Maar dit proces is onafhankelijk van de wil van de individuen, in hoeverre deze wil toestemming geeft voor het willen ontvangen van deze kracht. Daarom zijn de nietigste wezens ervoor bestemd om zich voor een proces te lenen, die andere levende wezens weer het bestaan verzekert. Maar ze mogen tevens in de staat van een zekere werkzaamheid komen en dit is reeds het eerste stadium van de verlossing. Alles, wat tot werkzaamheid toegelaten is, heeft ook een graad van rijpheid, waar het licht ontvangen en doorgeven kan. Zodra het wezen dus toegelaten is om werkzaam te zijn, zal het ook licht kunnen verspreiden. En daarom zal er steeds daar, waar deze levende wezens werkzaam zijn, licht zijn, terwijl er dan duisternis is, als deze wezens hun werkzaamheden stoppen.
Werkzaamheid betekent dus ook altijd licht. En hoe intensiever de straling van de goddelijke lichtgevers op het wezen, dat licht ontvangt, inwerkt, des te meer wordt deze werkzaamheid weer aangespoord of gesteund. De levende wezens moeten de taken, die hun door God toegewezen zijn, uitvoeren. Ze moeten dus werkzaam zijn en hebben daar kracht uit God voor nodig. Deze ontvangen ze en nu zijn ze de stroomkring van de goddelijke liefde, die voor het wezen onvoorstelbare genaden betekent, binnengetreden. Nu ze in het licht wandelen, ervaren ze de weldaad hiervan. Het stimuleert de drang om werkzaam te zijn en werkzaamheid is de toestand van degenen, die bevrijd zijn: de verlosten.

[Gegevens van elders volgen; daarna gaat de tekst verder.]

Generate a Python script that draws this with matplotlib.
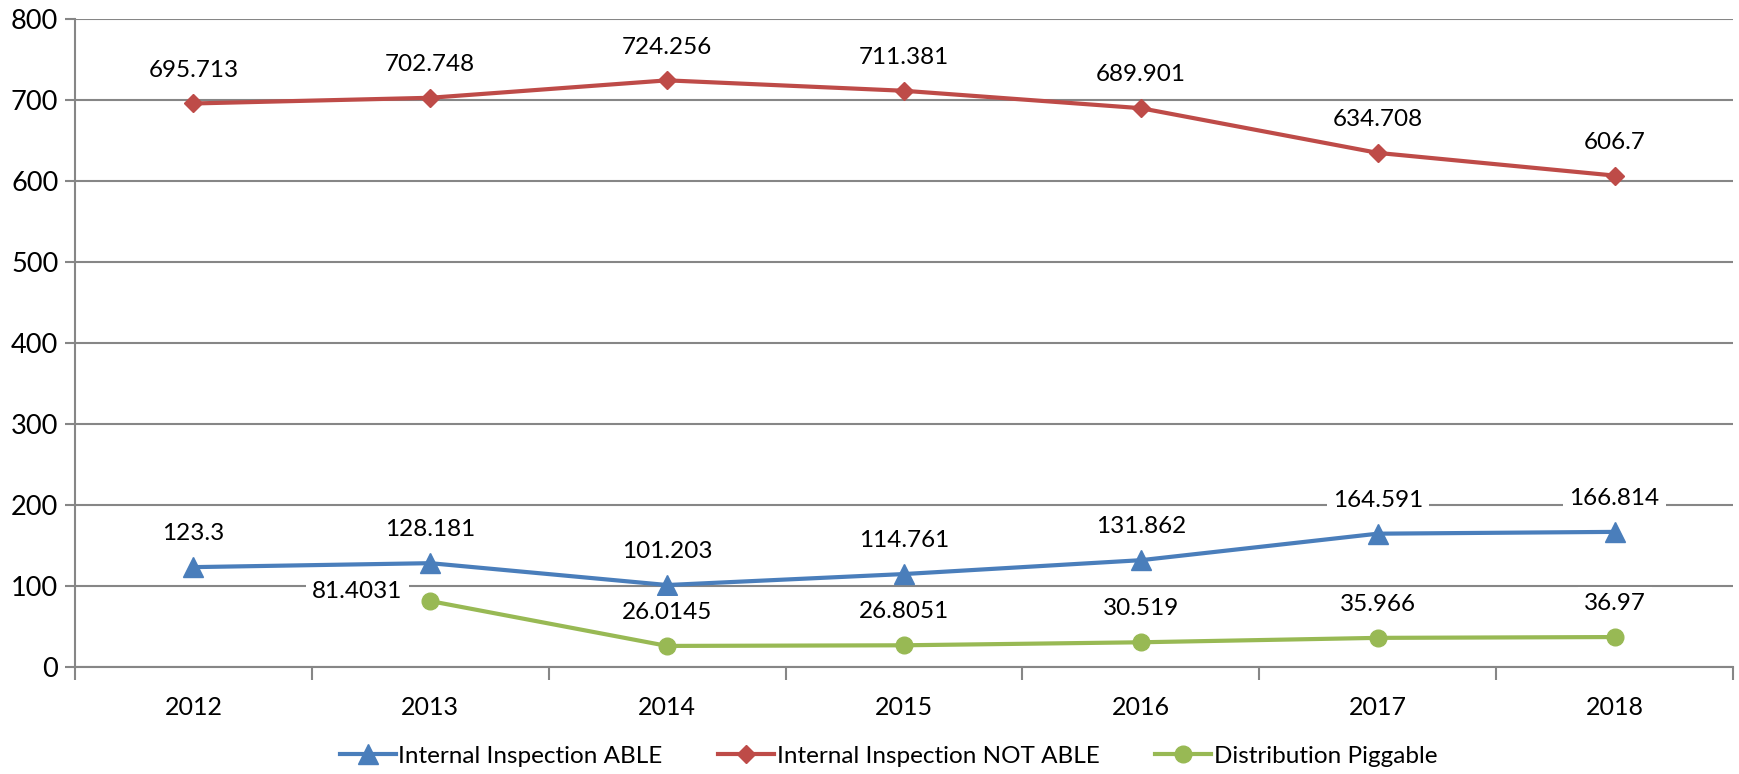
import matplotlib
matplotlib.use("Agg")
import matplotlib.pyplot as plt

years = ["2012", "2013", "2014", "2015", "2016", "2017", "2018"]
able = [123.3, 128.181, 101.203, 114.761, 131.862, 164.591, 166.814]
not_able = [695.713, 702.748, 724.256, 711.381, 689.901, 634.708, 606.7]
piggable = [None, 81.4031, 26.0145, 26.8051, 30.519, 35.966, 36.97]

able_labels = ["123.3", "128.181", "101.203", "114.761", "131.862", "164.591", "166.814"]
not_able_labels = ["695.713", "702.748", "724.256", "711.381", "689.901", "634.708", "606.7"]
piggable_labels = [None, "81.4031", "26.0145", "26.8051", "30.519", "35.966", "36.97"]

plt.rcParams["font.family"] = ["Lato", "DejaVu Sans"]

fig = plt.figure(figsize=(17.39, 7.74), dpi=100)
ax = fig.add_axes([75 / 1739, 1 - 667 / 774, (1733 - 75) / 1739, (667 - 19) / 774])

grid_c = "#868686"
x = list(range(len(years)))

series = [
    ("Internal Inspection ABLE", able, able_labels, "#4A7EBB", "^", 14),
    ("Internal Inspection NOT ABLE", not_able, not_able_labels, "#BE4B48", "D", 9),
    ("Distribution Piggable", piggable, piggable_labels, "#98B954", "o", 12),
]

for name, vals, labs, color, marker, ms in series:
    xs = [i for i, v in zip(x, vals) if v is not None]
    ys = [v for v in vals if v is not None]
    ax.plot(xs, ys, color=color, lw=3, marker=marker, markersize=ms,
            label=name, zorder=3)
    for i, v, t in zip(x, vals, labs):
        if v is None:
            continue
        # the first piggable label sits to the left so it clears the blue line
        if t == "81.4031":
            off, ha = (-20, 7), "right"
        else:
            off, ha = (0, 24), "center"
        ax.annotate(t, (i, v), xytext=off, textcoords="offset points",
                    ha=ha, va="center", fontsize=17.5, color="black",
                    bbox=dict(boxstyle="square,pad=0.25", fc="white", ec="none"),
                    zorder=4)

ax.set_ylim(0, 800)
ax.set_xlim(-0.5, len(years) - 0.5)
ax.set_yticks(range(0, 801, 100))
ax.tick_params(axis="y", length=7, width=1.5, color=grid_c, labelsize=19.5, pad=5)
ax.yaxis.grid(True, color=grid_c, lw=1.5, zorder=1)
ax.set_axisbelow(True)

ax.set_xticks([i + 0.5 for i in range(-1, len(years))])
ax.set_xticklabels([])
ax.set_xticks(x, minor=True)
ax.set_xticklabels(years, minor=True)
ax.tick_params(axis="x", which="major", length=9, width=1.5, color=grid_c)
ax.tick_params(axis="x", which="minor", length=0, labelsize=18, pad=21)

for s in ["top", "right"]:
    ax.spines[s].set_visible(False)
for s in ["left", "bottom"]:
    ax.spines[s].set_color(grid_c)
    ax.spines[s].set_linewidth(1.5)

fig.legend(loc="center", bbox_to_anchor=(0.511, 1 - 756 / 774), ncol=3,
           frameon=False, prop={"size": 17.5},
           handlelength=2.3, columnspacing=2.3, handletextpad=0.1)

fig.savefig("out.png", dpi=100)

Maar voor het menselijke oog is de werkzaamheid van de kleinste levende wezens nauwelijks waarneembaar. En toch zijn al deze wezens overeenkomstig hun staat van rijpheid ingedeeld in de kring van degenen, die God en Zijn schepping dienen. Alle wezens worden in tijdvakken een werkzaamheid als opdracht gegeven, die ze nu ook geheel volgens de goddelijke wil vervullen.
Steeds wordt het levende wezen weer in de staat van rust, de passiviteit, geplaatst om de weldaad van de activiteit op zich in te kunnen laten werken, want het herkent in de afwisseling van de activiteit en de rust, dat de activiteit overeenkomt met de bevrijde toestand, terwijl de rust overeenkomt met de in de vaste vorm gebonden toestand. Daarom zal dat kleinste levende wezen, als het eenmaal toegelaten is om werkzaam te zijn, met alle ijver zijn taak vervullen en dus ook alle wezens in de schepping als geleider van licht en kracht dienen.